Jordi Blanes-i-Vidal and Marc Möller, Journal of Economics and Management Strategy 2007, 16, 251-283.
We show that when leaders share some of their information with subordinates, decision-making is subject to a motivational bias; leaders make the decisions their subordinates want to see. As this bias increases with the quality of the shared information, an improvement of an organisation’s information might even decrease its efficiency. As a consequence, information-sharing is not always optimal. We show however that self-confidence can help the leader to overcome his motivational bias, thus making information-sharing more attractive. Conversely we find that information-sharing can help to curb the autocratic tendencies of a self-confident leadership. We conclude that a policy of information-sharing and the appointment of a self-confident leadership are most effective when they go hand in hand.
Optimal Partnership in a Repeated Prisoner’s Dilemma
Marc Möller, Economics Letters, 2005, 88(1), 13-19.

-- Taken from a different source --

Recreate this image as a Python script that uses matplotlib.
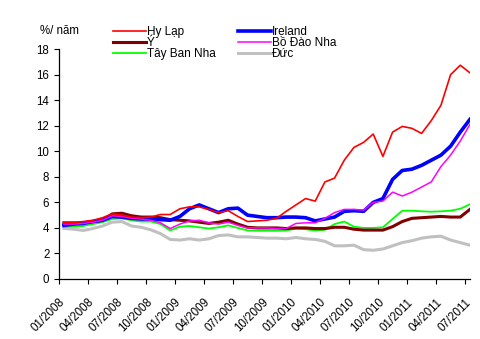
import matplotlib
matplotlib.use('Agg')
import matplotlib.pyplot as plt
import numpy as np

plt.rcParams['font.family'] = ['Liberation Sans', 'DejaVu Sans']

# monthly yields, Jan 2008 .. Jul 2011 (%/year)
greece = [4.4, 4.4, 4.5, 4.6, 4.8, 5.1, 5.0, 4.85, 4.8, 4.85, 5.05, 5.05, 5.5, 5.65, 5.65,
          5.45, 5.2, 5.35, 4.9, 4.5, 4.55, 4.6, 4.75, 5.3, 5.8, 6.3, 6.1, 7.6, 7.9, 9.3,
          10.3, 10.7, 11.35, 9.6, 11.5, 11.95, 11.8, 11.4, 12.4, 13.6, 16.0, 16.74, 16.15]
ireland = [4.2, 4.3, 4.35, 4.5, 4.6, 4.9, 4.85, 4.75, 4.7, 4.7, 4.65, 4.6, 4.9, 5.5, 5.8,
           5.5, 5.2, 5.5, 5.55, 5.0, 4.9, 4.8, 4.8, 4.85, 4.85, 4.8, 4.55, 4.7, 4.85, 5.3,
           5.35, 5.3, 6.0, 6.3, 7.8, 8.5, 8.6, 8.9, 9.3, 9.7, 10.4, 11.5, 12.5]
italy = [4.4, 4.4, 4.4, 4.5, 4.6, 5.1, 5.15, 4.95, 4.85, 4.85, 4.8, 4.65, 4.6, 4.55, 4.45,
         4.35, 4.45, 4.6, 4.3, 4.05, 4.0, 4.0, 4.0, 3.95, 4.0, 4.0, 3.95, 3.95, 4.05, 4.05,
         3.9, 3.83, 3.83, 3.83, 4.1, 4.5, 4.75, 4.8, 4.85, 4.9, 4.85, 4.85, 5.45]
portugal = [4.3, 4.3, 4.35, 4.45, 4.6, 4.95, 4.9, 4.75, 4.7, 4.6, 4.4, 3.95, 4.3, 4.55, 4.6,
            4.4, 4.3, 4.45, 4.2, 4.0, 4.0, 4.0, 3.95, 3.95, 4.35, 4.4, 4.4, 4.75, 5.2, 5.45,
            5.45, 5.4, 6.0, 6.1, 6.8, 6.5, 6.8, 7.2, 7.6, 8.8, 9.7, 10.8, 12.1]
spain = [4.1, 4.1, 4.15, 4.3, 4.45, 4.7, 4.75, 4.6, 4.5, 4.5, 4.3, 3.8, 4.1, 4.15, 4.05,
         3.95, 4.05, 4.2, 4.0, 3.8, 3.78, 3.78, 3.78, 3.8, 3.95, 3.9, 3.8, 3.85, 4.3, 4.5,
         4.1, 4.0, 4.0, 4.05, 4.7, 5.35, 5.35, 5.3, 5.27, 5.3, 5.35, 5.5, 5.85]
germany = [3.96, 3.9, 3.8, 3.95, 4.15, 4.45, 4.5, 4.15, 4.05, 3.85, 3.55, 3.1, 3.05, 3.15, 3.05,
           3.15, 3.4, 3.45, 3.3, 3.3, 3.25, 3.2, 3.2, 3.15, 3.25, 3.15, 3.1, 2.95, 2.6, 2.6,
           2.65, 2.3, 2.25, 2.35, 2.6, 2.85, 3.0, 3.2, 3.3, 3.35, 3.05, 2.85, 2.65]

tick_labels = ['01/2008', '04/2008', '07/2008', '10/2008', '01/2009', '04/2009', '07/2009',
               '10/2009', '01/2010', '04/2010', '07/2010', '10/2010', '01/2011', '04/2011',
               '07/2011']

x = np.arange(len(greece)) + 0.5  # each month drawn at mid-month

fig = plt.figure(figsize=(4.8, 3.39), dpi=100)
ax = fig.add_axes([0.123, 0.177, 0.856, 0.678])

l_de, = ax.plot(x, germany, color='#C0C0C0', lw=2.2)
l_es, = ax.plot(x, spain, color='#00FF00', lw=1.3)
l_it, = ax.plot(x, italy, color='#800000', lw=2.2)
l_ie, = ax.plot(x, ireland, color='#0000FF', lw=2.6)
l_pt, = ax.plot(x, portugal, color='#FF00FF', lw=1.1)
l_gr, = ax.plot(x, greece, color='#FF0000', lw=1.2)

ax.set_xlim(0, 42.5)
ax.set_ylim(0, 18)
ax.set_yticks(range(0, 19, 2))
ax.set_xticks(np.arange(0, 43, 3))
ax.set_xticklabels(tick_labels, rotation=45, ha='right', rotation_mode='anchor')
ax.tick_params(axis='both', labelsize=8.3, length=3.5, width=0.8, direction='out')
ax.tick_params(axis='x', pad=9)
for s in ['top', 'right']:
    ax.spines[s].set_visible(False)
for s in ['left', 'bottom']:
    ax.spines[s].set_linewidth(0.9)

fig.text(0.083, 0.908, '%/ năm', fontsize=8.3, va='center')

leg = fig.legend([l_gr, l_it, l_es, l_ie, l_pt, l_de],
                 ['Hy Lạp', 'Ý', 'Tây Ban Nha', 'Ireland', 'Bồ Đào Nha', 'Đức'],
                 ncol=2, loc='upper left', bbox_to_anchor=(0.236, 0.924),
                 frameon=False, fontsize=8.5, labelspacing=-0.08, handlelength=2.75,
                 handletextpad=0.1, columnspacing=1.9, borderpad=0, borderaxespad=0)

fig.savefig('out.png', dpi=100)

This paper studies informational partnerships in a repeated prisoner’s dilemma with random matching. Assuming that players observe the play within but not across partnerships, we find the surprising result that the relation between the observability of actions and the sustainability of cooperation is non-monotonic. Increasing partnerships beyond a certain optimal size hardens cooperation although it improves observability.